>> BEGIN

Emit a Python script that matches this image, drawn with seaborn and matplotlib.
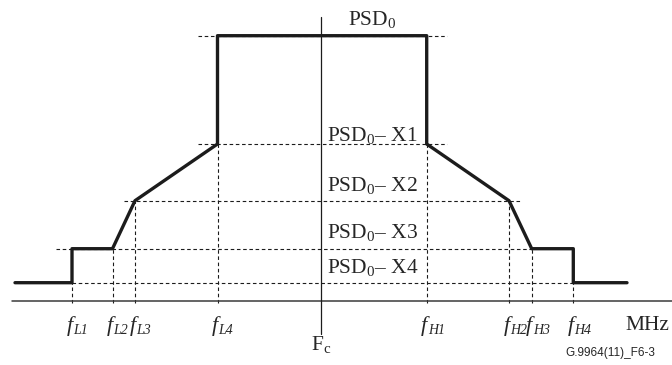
import matplotlib
matplotlib.use("Agg")
import matplotlib.pyplot as plt
import seaborn as sns
import pandas as pd

# frequencies relative to Fc (arbitrary units) and PSD levels above the axis
freq_names = ['L1', 'L2', 'L3', 'L4', 'H1', 'H2', 'H3', 'H4']
freq_pos = [-249, -208.5, -186, -103.5, 105.7, 188, 210.7, 252.3]
freq_level = [18, 52, 100, 156.7, 156.7, 100, 52, 18]

level_labels = ['PSD$_0$', 'PSD$_0$\u2013 X1', 'PSD$_0$\u2013 X2', 'PSD$_0$\u2013 X3', 'PSD$_0$\u2013 X4']
level_vals = [265, 156.7, 100, 52, 18]
level_from = [-123, -123, -197, -265, -249]
level_to = [126, 126, 199, 210.7, 252.3]

# mask outline
mask_f = [-306, -249, -249, -208.5, -186, -103.5, -103.5, 105.7, 105.7, 188, 210.7, 252.3, 252.3, 306]
mask_p = [18, 18, 52, 52, 100, 156.7, 265, 265, 156.7, 100, 52, 52, 18, 18]

sns.set_theme(style='white')
plt.rcParams['font.family'] = ['Liberation Serif', 'DejaVu Serif']
plt.rcParams['mathtext.fontset'] = 'custom'
plt.rcParams['mathtext.rm'] = 'Liberation Serif'
plt.rcParams['mathtext.it'] = 'Liberation Serif:italic'

fig = plt.figure(figsize=(6.72, 3.65), dpi=100)
ax = fig.add_axes([0, 0, 1, 1])
ax.set_xlim(-321, 351)
ax.set_ylim(-64.3, 300.7)
ax.set_axis_off()

dot = (0, (3.2, 2.4))
ink = '#1c1c1c'

# guide lines
for lv, a, b in zip(level_vals, level_from, level_to):
    ax.plot([a, b], [lv, lv], color=ink, lw=0.8, ls=dot)
for f, lv in zip(freq_pos, freq_level):
    ax.plot([f, f], [-2, lv], color=ink, lw=0.8, ls=dot)

# axis + centre line
ax.plot([-309, 351], [0, 0], color='#3a3a3a', lw=1.1)
ax.plot([0, 0], [-33, 284], color=ink, lw=0.9)

df = pd.DataFrame({'f': mask_f, 'psd': mask_p})
sns.lineplot(data=df, x='f', y='psd', sort=False, estimator=None,
             color=ink, lw=2.4, ax=ax)
ax.set_axis_off()

fs = 15.5
ax.text(27, 281, level_labels[0], fontsize=fs, va='center', ha='left')
for lab, y in zip(level_labels[1:], [165, 115, 68, 33]):
    ax.text(6, y, lab, fontsize=fs, va='center', ha='left')

# frequency labels: italic f with small italic subscript
for name, f in zip(freq_names, freq_pos):
    ax.text(f + 0.5, -30, 'f', fontsize=16, style='italic', ha='right', va='baseline')
    ax.text(f + 1, -33.5, name, fontsize=10, style='italic', ha='left', va='baseline')
ax.text(326, -25, 'MHz', fontsize=fs, ha='center', va='center')
ax.text(0, -44, 'F$_\\mathrm{c}$', fontsize=fs, ha='center', va='center')
ax.text(289, -52, 'G.9964(11)_F6-3', fontsize=8.5, ha='center', va='center',
        family='Liberation Sans')

fig.savefig('out.png', dpi=100)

>> END

YOUR OBJECTIVE: Identify every line above with the string "matplotlib" in it. Copy those lines.

SOLVED PROBLEM:
Emit a Python script that matches this image, drawn with seaborn and matplotlib.
import matplotlib
matplotlib.use("Agg")
import matplotlib.pyplot as plt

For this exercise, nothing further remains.